Requirement: Look at the data below and print exactly the lines from its first line through the line with "color=colors[i], label=yr, zorder=3)"; the pictures stay out of the copy.

Source excerpt:
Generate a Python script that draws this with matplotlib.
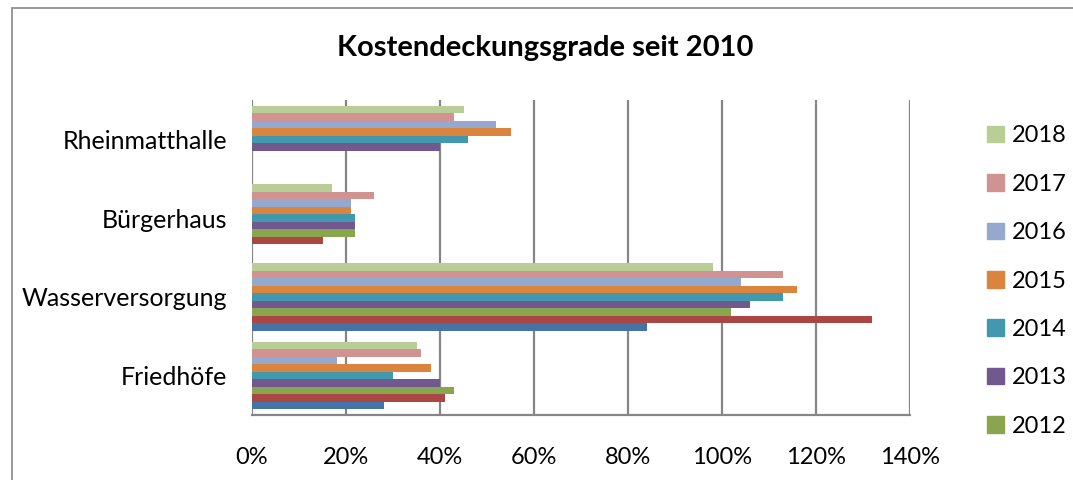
import numpy as np
import matplotlib.pyplot as plt
from matplotlib.patches import Rectangle, Patch

plt.rcParams['font.family'] = ['Lato', 'DejaVu Sans']

categories = ['Friedhöfe', 'Wasserversorgung', 'Bürgerhaus', 'Rheinmatthalle']
years = ['2010', '2011', '2012', '2013', '2014', '2015', '2016', '2017', '2018']
# Werte in Prozent, je Jahr: Friedhöfe, Wasserversorgung, Bürgerhaus, Rheinmatthalle
v2010 = [28, 84, 0, 0]
v2011 = [41, 132, 15, 0]
v2012 = [43, 102, 22, 0]
v2013 = [40, 106, 22, 40]
v2014 = [30, 113, 22, 46]
v2015 = [38, 116, 21, 55]
v2016 = [18, 104, 21, 52]
v2017 = [36, 113, 26, 43]
v2018 = [35, 98, 17, 45]
values = [v2010, v2011, v2012, v2013, v2014, v2015, v2016, v2017, v2018]
colors = ['#4572A7', '#AA4643', '#89A54E', '#71588F', '#4198AF',
          '#DB843D', '#93A9CF', '#D19392', '#B9CD96']

fig = plt.figure(figsize=(10.73, 4.8), dpi=100)
ax = fig.add_axes([252/1073, 1-415/480, (910-252)/1073, 315/480])

h = 0.095
y = np.arange(len(categories))
for i, (yr, vals) in enumerate(zip(years, values)):
    off = (i - 4) * h
    ax.barh(y + off, vals, height=h, color=colors[i], label=yr, zorder=3)

ax.set_xlim(0, 140)
ax.set_ylim(-0.5, 3.5)
ax.set_xticks(range(0, 141, 20))
ax.set_xticklabels([f'{t}%' for t in range(0, 141, 20)], fontsize=17)
ax.set_yticks(y)
ax.set_yticklabels(categories, fontsize=18)
ax.tick_params(length=0)
ax.tick_params(axis='x', pad=23)
ax.tick_params(axis='y', pad=18)
ax.grid(axis='x', color='#868686', linewidth=1.6, zorder=0)
for s in ['top', 'right', 'left']:
    ax.spines[s].set_visible(False)
ax.spines['bottom'].set_color('#868686')
ax.spines['bottom'].set_linewidth(1.6)

fig.text(545/1073, 1-48/480, 'Kostendeckungsgrade seit 2010', ha='center', va='center',
         fontsize=21, fontweight='bold')

# in der Vorlage sind nur 2018 bis 2012 in der Legende sichtbar
handles = [Patch(color=c) for c in colors][::-1][:7]
fig.legend(handles, years[::-1][:7], loc='upper left', bbox_to_anchor=(978/1073, 1-116/480),
           frameon=False, fontsize=17, labelspacing=1.16, handlelength=0.7,
           handleheight=0.7, handletextpad=0.35, borderaxespad=0)

fig.patches.append(Rectangle((12/1073, -0.1), 1.2, 1-8/480+0.1, transform=fig.transFigure,
                             fill=False, edgecolor='#868686', linewidth=1.2))

fig.savefig('out.png', dpi=100)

Result of the exercise:
Generate a Python script that draws this with matplotlib.
import numpy as np
import matplotlib.pyplot as plt
from matplotlib.patches import Rectangle, Patch

plt.rcParams['font.family'] = ['Lato', 'DejaVu Sans']

categories = ['Friedhöfe', 'Wasserversorgung', 'Bürgerhaus', 'Rheinmatthalle']
years = ['2010', '2011', '2012', '2013', '2014', '2015', '2016', '2017', '2018']
# Werte in Prozent, je Jahr: Friedhöfe, Wasserversorgung, Bürgerhaus, Rheinmatthalle
v2010 = [28, 84, 0, 0]
v2011 = [41, 132, 15, 0]
v2012 = [43, 102, 22, 0]
v2013 = [40, 106, 22, 40]
v2014 = [30, 113, 22, 46]
v2015 = [38, 116, 21, 55]
v2016 = [18, 104, 21, 52]
v2017 = [36, 113, 26, 43]
v2018 = [35, 98, 17, 45]
values = [v2010, v2011, v2012, v2013, v2014, v2015, v2016, v2017, v2018]
colors = ['#4572A7', '#AA4643', '#89A54E', '#71588F', '#4198AF',
          '#DB843D', '#93A9CF', '#D19392', '#B9CD96']

fig = plt.figure(figsize=(10.73, 4.8), dpi=100)
ax = fig.add_axes([252/1073, 1-415/480, (910-252)/1073, 315/480])

h = 0.095
y = np.arange(len(categories))
for i, (yr, vals) in enumerate(zip(years, values)):
    off = (i - 4) * h
    ax.barh(y + off, vals, height=h, color=colors[i], label=yr, zorder=3)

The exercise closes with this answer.